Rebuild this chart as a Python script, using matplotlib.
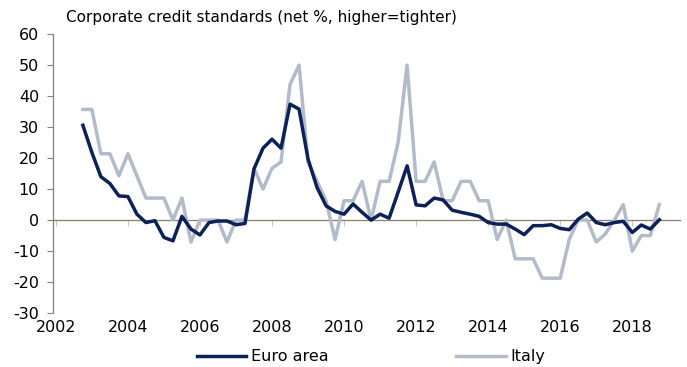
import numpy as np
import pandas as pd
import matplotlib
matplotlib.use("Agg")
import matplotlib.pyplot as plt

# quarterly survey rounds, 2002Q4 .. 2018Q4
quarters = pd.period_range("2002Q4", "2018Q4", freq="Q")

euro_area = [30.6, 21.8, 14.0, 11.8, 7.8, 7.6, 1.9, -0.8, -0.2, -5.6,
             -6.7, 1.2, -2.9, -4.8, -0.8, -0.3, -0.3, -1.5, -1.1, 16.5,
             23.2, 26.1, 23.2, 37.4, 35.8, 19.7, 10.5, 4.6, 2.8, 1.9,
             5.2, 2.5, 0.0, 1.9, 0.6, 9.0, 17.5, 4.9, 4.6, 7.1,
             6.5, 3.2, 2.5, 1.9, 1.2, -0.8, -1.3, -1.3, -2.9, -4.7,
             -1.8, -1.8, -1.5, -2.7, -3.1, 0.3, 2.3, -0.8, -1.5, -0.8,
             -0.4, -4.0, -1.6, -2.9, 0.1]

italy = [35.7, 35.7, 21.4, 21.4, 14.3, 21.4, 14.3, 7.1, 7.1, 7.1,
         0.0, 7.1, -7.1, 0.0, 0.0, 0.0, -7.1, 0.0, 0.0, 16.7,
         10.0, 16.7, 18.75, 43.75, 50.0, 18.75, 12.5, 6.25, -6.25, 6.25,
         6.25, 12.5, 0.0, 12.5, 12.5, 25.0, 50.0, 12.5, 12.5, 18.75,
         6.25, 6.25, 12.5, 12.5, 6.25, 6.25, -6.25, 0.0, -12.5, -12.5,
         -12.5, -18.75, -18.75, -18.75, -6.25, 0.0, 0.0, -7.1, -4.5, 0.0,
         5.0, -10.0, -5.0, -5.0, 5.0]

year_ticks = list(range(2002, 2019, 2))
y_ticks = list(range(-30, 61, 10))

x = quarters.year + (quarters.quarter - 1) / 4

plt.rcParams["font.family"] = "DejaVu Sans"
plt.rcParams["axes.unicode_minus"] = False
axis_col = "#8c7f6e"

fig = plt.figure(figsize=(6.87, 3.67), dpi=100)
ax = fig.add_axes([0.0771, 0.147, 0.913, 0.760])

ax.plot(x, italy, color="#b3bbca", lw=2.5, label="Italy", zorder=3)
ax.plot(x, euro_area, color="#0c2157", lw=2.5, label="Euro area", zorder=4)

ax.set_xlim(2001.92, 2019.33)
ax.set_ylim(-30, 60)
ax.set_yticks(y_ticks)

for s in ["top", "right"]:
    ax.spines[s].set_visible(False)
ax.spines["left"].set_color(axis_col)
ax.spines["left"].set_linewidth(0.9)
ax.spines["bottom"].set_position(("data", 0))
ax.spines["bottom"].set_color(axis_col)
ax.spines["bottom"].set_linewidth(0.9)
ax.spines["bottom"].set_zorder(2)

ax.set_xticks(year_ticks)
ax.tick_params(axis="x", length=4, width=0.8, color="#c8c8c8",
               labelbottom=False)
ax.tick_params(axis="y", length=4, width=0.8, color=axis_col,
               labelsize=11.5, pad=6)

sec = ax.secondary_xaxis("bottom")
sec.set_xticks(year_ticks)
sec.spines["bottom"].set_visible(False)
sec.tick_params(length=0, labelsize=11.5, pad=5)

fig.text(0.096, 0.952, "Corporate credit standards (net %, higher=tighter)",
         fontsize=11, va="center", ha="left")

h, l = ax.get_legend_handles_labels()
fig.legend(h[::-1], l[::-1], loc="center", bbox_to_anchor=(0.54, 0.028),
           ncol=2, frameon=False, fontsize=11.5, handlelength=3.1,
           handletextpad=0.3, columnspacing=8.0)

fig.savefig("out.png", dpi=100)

Aim.
Repeat exactly and only the lines from the start of the data above through the line that holds "-0.4, -4.0, -1.6, -2.9, 0.1]", inclusive. Pictures do not belong in the copy.

Result for this task.
Rebuild this chart as a Python script, using matplotlib.
import numpy as np
import pandas as pd
import matplotlib
matplotlib.use("Agg")
import matplotlib.pyplot as plt

# quarterly survey rounds, 2002Q4 .. 2018Q4
quarters = pd.period_range("2002Q4", "2018Q4", freq="Q")

euro_area = [30.6, 21.8, 14.0, 11.8, 7.8, 7.6, 1.9, -0.8, -0.2, -5.6,
             -6.7, 1.2, -2.9, -4.8, -0.8, -0.3, -0.3, -1.5, -1.1, 16.5,
             23.2, 26.1, 23.2, 37.4, 35.8, 19.7, 10.5, 4.6, 2.8, 1.9,
             5.2, 2.5, 0.0, 1.9, 0.6, 9.0, 17.5, 4.9, 4.6, 7.1,
             6.5, 3.2, 2.5, 1.9, 1.2, -0.8, -1.3, -1.3, -2.9, -4.7,
             -1.8, -1.8, -1.5, -2.7, -3.1, 0.3, 2.3, -0.8, -1.5, -0.8,
             -0.4, -4.0, -1.6, -2.9, 0.1]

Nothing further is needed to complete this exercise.